TASK TO COMPLETE → Repeat, exactly and only, the lines from the beginning of the data through the line with "Energy (kJ /". Pictures are left out.

───── GIVEN DATA ─────

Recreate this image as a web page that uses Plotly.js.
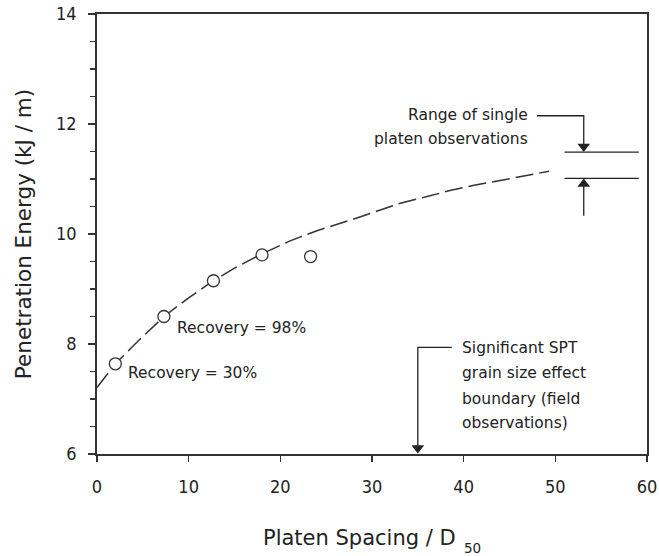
<!DOCTYPE html>
<html>
<head>
<meta charset="utf-8">
<script src="https://cdn.plot.ly/plotly-3.0.1.min.js"></script>
<style>
html,body{margin:0;padding:0;background:#fff;}
#chart{width:659px;height:556px;}
</style>
</head>
<body>
<div id="chart"></div>
<script>
// Observed data points (open circles)
const pointX = [2.0, 7.3, 12.7, 18.0, 23.3];
const pointY = [7.64, 8.50, 9.15, 9.62, 9.59];

// Dashed trend curve
const curveX = [0, 2, 4.4, 7.3, 10, 12.7, 15, 18, 21, 24, 27.6, 30, 33.1, 36, 38.5, 41, 44, 47, 49.3];
const curveY = [7.21, 7.64, 8.04, 8.50, 8.84, 9.15, 9.38, 9.64, 9.87, 10.06, 10.25, 10.38, 10.56, 10.68, 10.79, 10.88, 10.97, 11.06, 11.14];

// Range of single platen observations (bounds)
const rangeLow = 11.01;
const rangeHigh = 11.49;
const rangeX = [51.0, 59.1];

// Significant SPT grain size boundary
const sptBoundary = 35.0;

// Text labels
const recoveryLabels = ["Recovery = 30%", "Recovery = 98%"];
const rangeLabels = ["Range of single", "platen observations"];
const sptLabels = ["Significant SPT", "grain size effect", "boundary (field", "observations)"];
const xTitle = "Platen Spacing / D";
const xTitleSub = "50";
const yTitle = "Penetration Energy (kJ / m)";

const INK = '#222';
const FONT = '"DejaVu Sans", sans-serif';
const TICKFONT = '"Liberation Sans Narrow", "DejaVu Sans Condensed", "DejaVu Sans", sans-serif';

// arrowhead tip offset (triangle marker: tip is size/2 px from centre; 55 px per y-unit)
const HEAD = 11;
const tipOff = (HEAD / 2) / 55;

const traces = [
  {
    x: curveX, y: curveY, type: 'scatter', mode: 'lines',
    line: {color: '#333', width: 1.5, dash: '18px,6px'},
    hoverinfo: 'skip', showlegend: false
  },
  {
    x: pointX, y: pointY, type: 'scatter', mode: 'markers',
    marker: {symbol: 'circle', size: 12, color: '#fff', line: {color: '#333', width: 1.3}},
    cliponaxis: false, showlegend: false
  },
  // arrow shafts
  {
    x: [48.0, 53.1, 53.1, null, 53.1, 53.1, null, 38.7, sptBoundary, sptBoundary],
    y: [12.15, 12.15, rangeHigh + tipOff, null, 10.33, rangeLow - tipOff, null, 7.94, 7.94, 6.0 + tipOff],
    type: 'scatter', mode: 'lines', line: {color: INK, width: 1.3},
    cliponaxis: false, hoverinfo: 'skip', showlegend: false
  },
  // arrowheads
  {
    x: [53.1, sptBoundary], y: [rangeHigh + tipOff, 6.0 + tipOff * 1.1],
    type: 'scatter', mode: 'markers',
    marker: {symbol: 'triangle-down', size: HEAD, color: INK, line: {width: 0}},
    cliponaxis: false, hoverinfo: 'skip', showlegend: false
  },
  {
    x: [53.1], y: [rangeLow - tipOff],
    type: 'scatter', mode: 'markers',
    marker: {symbol: 'triangle-up', size: HEAD, color: INK, line: {width: 0}},
    cliponaxis: false, hoverinfo: 'skip', showlegend: false
  }
];

const txt = (x, y, text, xanchor) => ({
  x: x, y: y, xref: 'x', yref: 'y', text: text, showarrow: false,
  xanchor: xanchor, yanchor: 'middle',
  font: {family: FONT, size: 15.5, color: INK}
});

const annotations = [
  txt(3.15, 7.48, recoveryLabels[0], 'left'),
  txt(8.5, 8.30, recoveryLabels[1], 'left'),
  txt(47.2, 12.16, rangeLabels[0], 'right'),
  txt(47.2, 11.72, rangeLabels[1], 'right'),
  txt(39.65, 7.92, sptLabels[0], 'left'),
  txt(39.65, 7.47, sptLabels[1], 'left'),
  txt(39.65, 7.00, sptLabels[2], 'left'),
  txt(39.65, 6.56, sptLabels[3], 'left'),
  // x-axis title (with subscript drawn as its own text)
  {
    xref: 'paper', yref: 'paper', x: 0.4764, y: -0.191, text: xTitle, showarrow: false,
    xanchor: 'center', yanchor: 'middle', font: {family: FONT, size: 21, color: INK}
  },
  {
    xref: 'paper', yref: 'paper', x: 0.6636, y: -0.2136, text: xTitleSub, showarrow: false,
    xanchor: 'left', yanchor: 'middle', font: {family: FONT, size: 13.5, color: INK}
  }
];

const lineStyle = {color: INK, width: 1.3};
const shapes = [
  {type: 'line', xref: 'x', yref: 'y', x0: rangeX[0], x1: rangeX[1], y0: rangeHigh, y1: rangeHigh, line: lineStyle},
  {type: 'line', xref: 'x', yref: 'y', x0: rangeX[0], x1: rangeX[1], y0: rangeLow, y1: rangeLow, line: lineStyle}
];

const layout = {
  width: 659, height: 556,
  margin: {l: 97, r: 12, t: 14, b: 102, pad: 0},
  paper_bgcolor: '#fff', plot_bgcolor: '#fff',
  showlegend: false,
  xaxis: {
    range: [0, 60], tickvals: [0, 10, 20, 30, 40, 50, 60],
    ticks: 'outside', ticklen: 6, tickwidth: 1.5, tickcolor: '#333',
    showline: true, linecolor: '#333', linewidth: 1.8, mirror: true,
    showgrid: false, zeroline: false,
    tickfont: {family: TICKFONT, size: 18, color: INK},
    ticklabelstandoff: 10
  },
  yaxis: {
    range: [6, 14], tickvals: [6, 8, 10, 12, 14],
    ticks: 'outside', ticklen: 7, tickwidth: 1.5, tickcolor: '#333',
    minor: {dtick: 0.5, ticks: 'outside', ticklen: 5, tickwidth: 1.3, tickcolor: '#333', showgrid: false},
    showline: true, linecolor: '#333', linewidth: 1.8, mirror: true,
    showgrid: false, zeroline: false,
    tickfont: {family: TICKFONT, size: 18, color: INK},
    ticklabelstandoff: 8,
    title: {text: yTitle, font: {family: FONT, size: 21.5, color: INK}, standoff: 18}
  },
  annotations: annotations,
  shapes: shapes
};

Plotly.newPlot('chart', traces, layout, {displayModeBar: false, staticPlot: true});
</script>
</body>
</html>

─────

RESULT OF THIS EXERCISE →
Recreate this image as a web page that uses Plotly.js.
<!DOCTYPE html>
<html>
<head>
<meta charset="utf-8">
<script src="https://cdn.plot.ly/plotly-3.0.1.min.js"></script>
<style>
html,body{margin:0;padding:0;background:#fff;}
#chart{width:659px;height:556px;}
</style>
</head>
<body>
<div id="chart"></div>
<script>
// Observed data points (open circles)
const pointX = [2.0, 7.3, 12.7, 18.0, 23.3];
const pointY = [7.64, 8.50, 9.15, 9.62, 9.59];

// Dashed trend curve
const curveX = [0, 2, 4.4, 7.3, 10, 12.7, 15, 18, 21, 24, 27.6, 30, 33.1, 36, 38.5, 41, 44, 47, 49.3];
const curveY = [7.21, 7.64, 8.04, 8.50, 8.84, 9.15, 9.38, 9.64, 9.87, 10.06, 10.25, 10.38, 10.56, 10.68, 10.79, 10.88, 10.97, 11.06, 11.14];

// Range of single platen observations (bounds)
const rangeLow = 11.01;
const rangeHigh = 11.49;
const rangeX = [51.0, 59.1];

// Significant SPT grain size boundary
const sptBoundary = 35.0;

// Text labels
const recoveryLabels = ["Recovery = 30%", "Recovery = 98%"];
const rangeLabels = ["Range of single", "platen observations"];
const sptLabels = ["Significant SPT", "grain size effect", "boundary (field", "observations)"];
const xTitle = "Platen Spacing / D";
const xTitleSub = "50";
const yTitle = "Penetration Energy (kJ / m)";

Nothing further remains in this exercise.